Syndrome de résignation : le coma des enfants migrants

Selon les rapports médicaux, le jeune atteint de cette catatonie est totalement immobile, passif et sans tonus musculaire © France 2/Mélisande Films
Alice Kriescher Journaliste

Effrayante et fascinante, une énigme médicale frappe la Suède : des centaines de jeunes émigrés tombent en léthargie quand l’exil de leur famille est refusé. Ce mercredi à 23h55 sur France 2, le documentaire «Réveil sur Mars» s’y intéresse.

Des enfants issus de l’immigration tombant soudainement dans le coma et un mystère médical qui interroge depuis plus de vingt ans en Suède… Non, il ne s’agit pas du scénario de la dernière série Netflix, mais bien d’une vraie maladie psychique encore inexpliquée appelée «syndrome de résignation».

Héraut malgré lui

Un mercredi après-midi, Georgi, 9 ans, fils d’émigrés russes installés en Suède depuis quelques années, rentre de l’école. Au salon, son père l’attend, une lettre à la main. Comme il ne lit pas bien le suédois, il demande à son garçon, parfait bilingue, de la traduire. Au fil de sa lecture, Georgi comprend qu’il s’agit d’un courrier de refus du bureau d’asile.

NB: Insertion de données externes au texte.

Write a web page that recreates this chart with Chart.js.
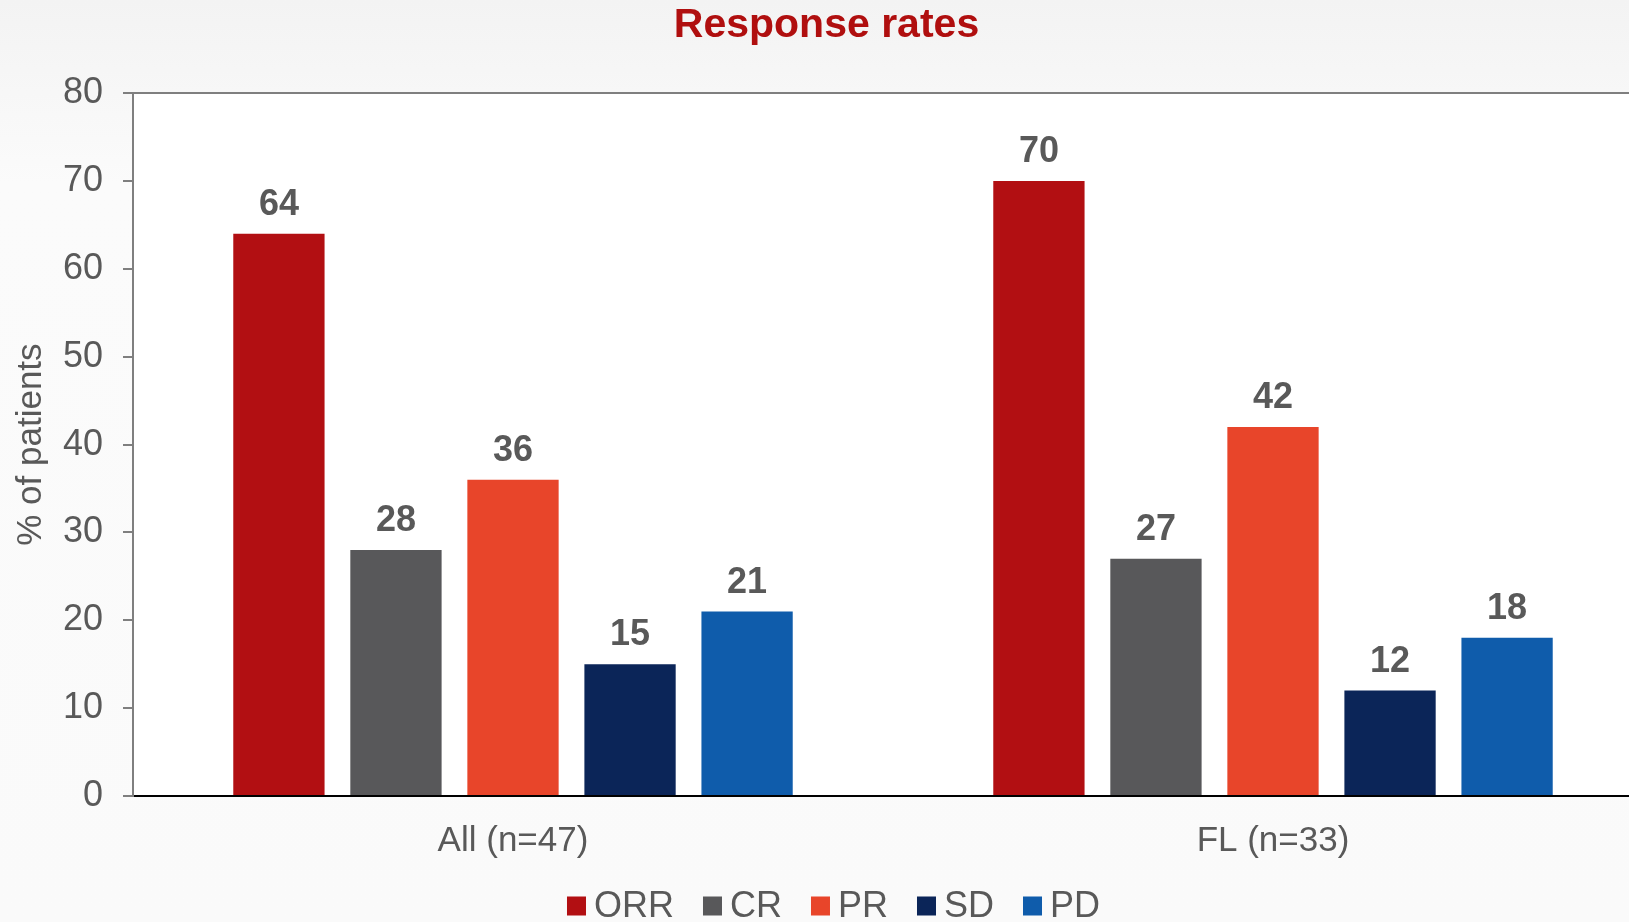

Face à cette terrible nouvelle, une réaction étrange se produit chez le jeune. «Il dit que son corps a commencé à se liquéfier, que ses membres sont devenus mous et poreux. Il voulait simplement fermer les yeux. Même avaler sa salive lui semblait impossible», relate une journaliste du New Yorker qui a rencontré Georgi et sa famille. «Son frère Savl a essayé de lui faire ingérer du cola à la petite cuillère, mais le soda a coulé sur son menton.»

Georgi reste dans cet état végétatif durant neuf mois et en sort quelques semaines après l’obtention par ses parents d’un visa permanent.

Des cas par centaines

Des histoires comme celle de Georgi, il y en a des centaines en Suède et ce, depuis le début des années 2000. Le profil des enfants malades et le fait qu’ils se réveillent souvent lorsque leurs parents obtiennent le droit de rester sur le sol suédois a suscité la polémique. Certains ont accusé ces jeunes, entre 8 et 15 ans généralement, de feindre leur léthargie. N’en déplaise à ces esprits malveillants, le monde scientifique suédois a reconnu le syndrome de résignation comme un mal avéré.

«Longtemps perçue comme une ’maladie imaginaire’ pour faciliter l’obtention d’une résidence permanente en Suède, c’est désormais une pathologie reconnue. Les médecins ont prouvé, par exemple, que les enfants ne pouvaient pas simuler une non-réaction à la douleur», relate France Info.

Léthargie consciente

À leur réveil, certains enfants mettent beaucoup de temps à retrouver une existence normale et d’autres se réadaptent immédiatement.

«Une des protagonistes de mon film, s’était réveillée. En lui parlant, elle pouvait m’écouter, répondre à quelques mots, et elle a dit à son père qu’elle reconnaissait ma voix», raconte la réalisatrice du doc de France 2. «Ils sont presque enfermés dans leur corps et leur cerveau continue de fonctionner, ils continuent de penser et de savoir qu’autour d’eux, il y a leur famille, des amis et des connaissances, mais ils ne peuvent plus communiquer avec eux.»

Traumatismes profonds

Si les mécanismes précis du syndrome de résignation restent une énigme pour le monde médical, certaines hypothèses ont été avancées pour en expliquer l’origine. Selon le psychiatre américain Arash Javanbakht, spécialiste en syndromes de stress post-traumatiques interrogé par le site d’infos Brut, ces enfants, provenant généralement de pays où leur minorité ethnique est persécutée, ont été soumis à des expériences trop traumatisantes pour leur jeune esprit.

«Ils ont passé des années et des années, durant une période de jeunesse cruciale pour le développement, à vivre des expériences traumatisantes horribles. Beaucoup de ces enfants ont vu des gens assassinés, mutilés, des cadavres…»

Leur corps dit non

Une fois qu’ils sortent de cet enfer et arrivent sur le sol suédois, l’éventuel octroi d’un permis de séjour peut prendre entre trois et cinq ans. Les jeunes ont le temps de s’acclimater à ce pays, à la paix et à la sécurité qu’il procure. Apprendre la nouvelle d’une expulsion, devoir l’annoncer à leurs parents et la perspective de retourner dans un pays qui les persécute seraient insoutenables pour leur organisme et provoqueraient le syndrome de résignation.